Unlike durable crops such as cereals, pulses and oilseeds, fresh fruits and vegetables are highly perishable, and must be marketed immediately after harvesting without primary processing. Fruit and vegetables generate large quantities of valuable waste that ends up as garbage.
However, if they are gainfully utilized at the proper time they can become value added products. Vegetables such as cauliflower, peas, leafy vegetables, etc. can be minimally processed at packing stations immediately after harvesting, through the removal of inedible parts, following which they can be marketed in metro city markets in unit packs.
Between 10 and 60% of the fresh fruits and vegetables marketed and purchased by consumers in India are rejected as inedible. In villages or small towns the inedible portions of fruits and vegetables are either fed to animals or are discarded as garbage by consumers in metro cities
Primary processing of food crops other than horticultural crops has its origin from the dawn of civilization. It was a necessary step to the consumption of foods such as rice, wheat oilseeds, etc.

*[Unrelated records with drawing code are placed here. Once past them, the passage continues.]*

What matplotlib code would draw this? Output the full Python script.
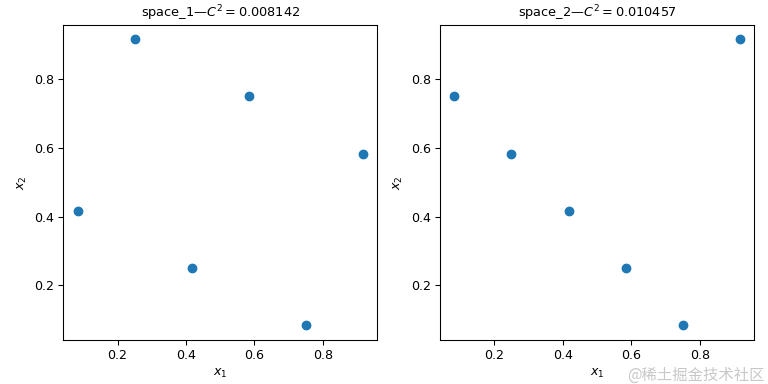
import matplotlib
matplotlib.use("Agg")
import matplotlib.pyplot as plt

titles = ["space_1—$C^2 = 0.008142$", "space_2—$C^2 = 0.010457$"]
space1_x1 = [0.0833, 0.25, 0.4167, 0.5833, 0.75, 0.9167]
space1_x2 = [0.4167, 0.9167, 0.25, 0.75, 0.0833, 0.5833]
space2_x1 = [0.0833, 0.25, 0.4167, 0.5833, 0.75, 0.9167]
space2_x2 = [0.75, 0.5833, 0.4167, 0.25, 0.0833, 0.9167]
ticks = [0.2, 0.4, 0.6, 0.8]

plt.rcParams['font.size'] = 9.5
fig, axes = plt.subplots(1, 2, figsize=(8, 4), dpi=96)
fig.subplots_adjust(left=63.3/768, right=754/768, top=1-25/384, bottom=1-339.5/384,
                    wspace=63/314)
for ax, t, xs, ys in zip(axes, titles, [space1_x1, space2_x1], [space1_x2, space2_x2]):
    ax.scatter(xs, ys, s=40, color='#1f77b4')
    ax.set_title(t, fontsize=9.7)
    ax.set_xlabel('$x_1$')
    ax.set_ylabel('$x_2$')
    ax.set_xticks(ticks)
    ax.set_yticks(ticks)

fig.text(0.995, 0.0, "@稀土掘金技术社区", ha='right', va='bottom', fontsize=11.5,
         color='#c8c8c8', family=['Noto Sans CJK SC', 'DejaVu Sans'])
fig.savefig("out.png", dpi=96)
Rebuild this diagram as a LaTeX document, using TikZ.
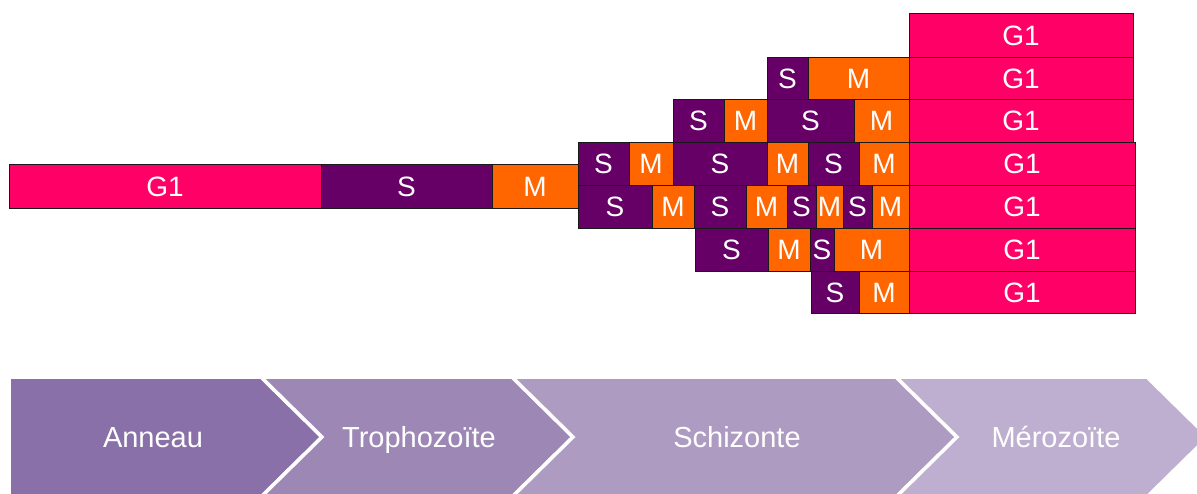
\documentclass[tikz,border=0pt]{standalone}
\usepackage{fontspec}
\setmainfont{Liberation Sans}
\definecolor{gone}{HTML}{FF0066}
\definecolor{sph}{HTML}{660066}
\definecolor{mph}{HTML}{FF6600}
\definecolor{chA}{HTML}{8A70A8}
\definecolor{chB}{HTML}{9D88B5}
\definecolor{chC}{HTML}{AD9BC2}
\definecolor{chD}{HTML}{BEAFD0}
\newcommand\seg[7]{\node[#6, minimum width={(#3-#2)*1pt}, minimum height={(#5-#4)*1pt}] (#1) at ({(#2+#3)/2},{(#4+#5)/2}) {#7};}
\begin{document}
\begin{tikzpicture}[x=1pt,y=-1pt,
  phase/.style={draw=black!90, line width=1pt, inner sep=0pt, text=white,
    font=\fontsize{28}{32}\selectfont, text height=20pt, text depth=0pt},
  gbox/.style={phase, fill=gone},
  sbox/.style={phase, fill=sph},
  mbox/.style={phase, fill=mph},
  chev/.style={draw=white, line width=3.5pt, line join=miter},
  lab/.style={text=white, font=\fontsize{29}{33}\selectfont, text height=20.8pt, text depth=0pt, inner sep=0pt}]
\useasboundingbox (0,0) rectangle (1197,493);
% chevrons
\begin{scope}
\clip (0,0) rectangle (1197,493);
\filldraw[chev, fill=chA] (9,377) -- (261,377) -- (322,437) -- (261,497) -- (9,497) -- cycle;
\filldraw[chev, fill=chB] (261,377) -- (512,377) -- (573,437) -- (512,497) -- (261,497) -- (322,437) -- cycle;
\filldraw[chev, fill=chC] (512,377) -- (896,377) -- (957,437) -- (896,497) -- (512,497) -- (573,437) -- cycle;
\filldraw[chev, fill=chD] (896,377) -- (1147,377) -- (1208,437) -- (1147,497) -- (896,497) -- (957,437) -- cycle;
\end{scope}
\node[lab] (anneau) at (153,437) {Anneau};
\node[lab] (tropho) at (419,437) {Trophozoïte};
\node[lab] (schiz) at (737,437) {Schizonte};
\node[lab] (mero) at (1056,437) {Mérozoïte};
% main bar
\seg{mg}{9}{321}{164}{208}{gbox}{G1}
\seg{ms}{321}{492}{164}{208}{sbox}{S}
\seg{mm}{492}{578}{164}{208}{mbox}{M}
% row 0
\seg{r0g}{909}{1133}{13}{57}{gbox}{G1}
% row 1
\seg{r1s}{767}{808}{57}{99}{sbox}{S}
\seg{r1m}{808}{909}{57}{99}{mbox}{M}
\seg{r1g}{909}{1133}{57}{99}{gbox}{G1}
% row 2
\seg{r2sa}{673}{724}{99}{142}{sbox}{S}
\seg{r2ma}{724}{767}{99}{142}{mbox}{M}
\seg{r2sb}{767}{854}{99}{142}{sbox}{S}
\seg{r2mb}{854}{909}{99}{142}{mbox}{M}
\seg{r2g}{909}{1133}{99}{142}{gbox}{G1}
% row 3
\seg{r3sa}{578}{629}{142}{185}{sbox}{S}
\seg{r3ma}{629}{673}{142}{185}{mbox}{M}
\seg{r3sb}{673}{767}{142}{185}{sbox}{S}
\seg{r3mb}{767}{808}{142}{185}{mbox}{M}
\seg{r3sc}{808}{859}{142}{185}{sbox}{S}
\seg{r3mc}{859}{909}{142}{185}{mbox}{M}
\seg{r3g}{909}{1135}{142}{185}{gbox}{G1}
% row 4
\seg{r4sa}{578}{652}{185}{228}{sbox}{S}
\seg{r4ma}{652}{694}{185}{228}{mbox}{M}
\seg{r4sb}{694}{746}{185}{228}{sbox}{S}
\seg{r4mb}{746}{787}{185}{228}{mbox}{M}
\seg{r4sc}{787}{816}{185}{228}{sbox}{S}
\seg{r4mc}{816}{843}{185}{228}{mbox}{M}
\seg{r4sd}{843}{872}{185}{228}{sbox}{S}
\seg{r4md}{872}{909}{185}{228}{mbox}{M}
\seg{r4g}{909}{1135}{185}{228}{gbox}{G1}
% row 5
\seg{r5sa}{695}{768}{228}{271}{sbox}{S}
\seg{r5ma}{768}{810}{228}{271}{mbox}{M}
\seg{r5sb}{810}{834}{228}{271}{sbox}{S}
\seg{r5mb}{834}{909}{228}{271}{mbox}{M}
\seg{r5g}{909}{1135}{228}{271}{gbox}{G1}
% row 6
\seg{r6s}{811}{859}{271}{313}{sbox}{S}
\seg{r6m}{859}{909}{271}{313}{mbox}{M}
\seg{r6g}{909}{1135}{271}{313}{gbox}{G1}
\end{tikzpicture}
\end{document}
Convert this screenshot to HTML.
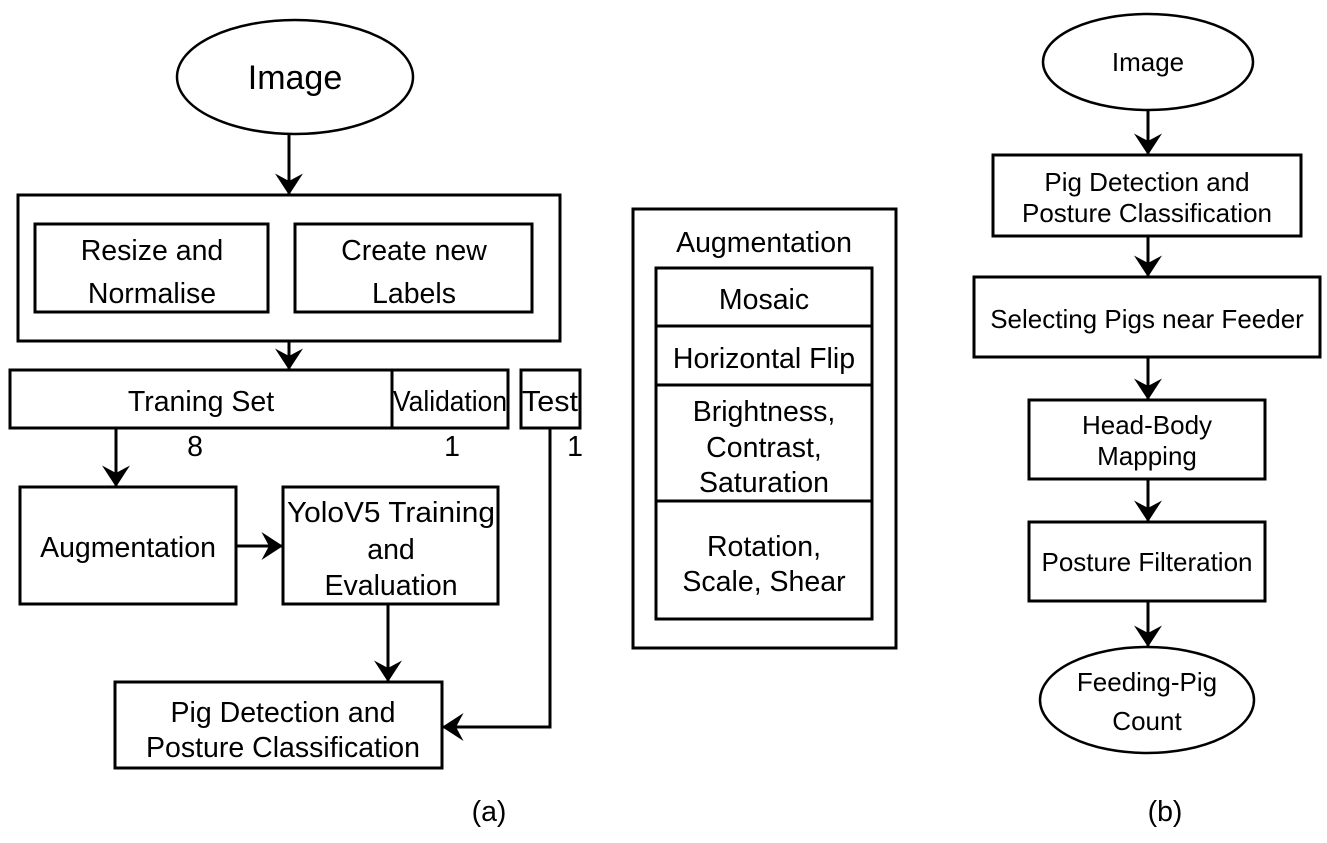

Processing not only renders these commodities edible, but also adds value to them. Value-addition to horticultural crops was never considered essential, owing to the fact that many of these fruits and vegetables, e.g., tomato, melon, cucumber, carrot, etc. could be directly consumed after harvesting.
Today, there is considerable interest in processing to add value, as well as to reduce losses in fruits and vegetables.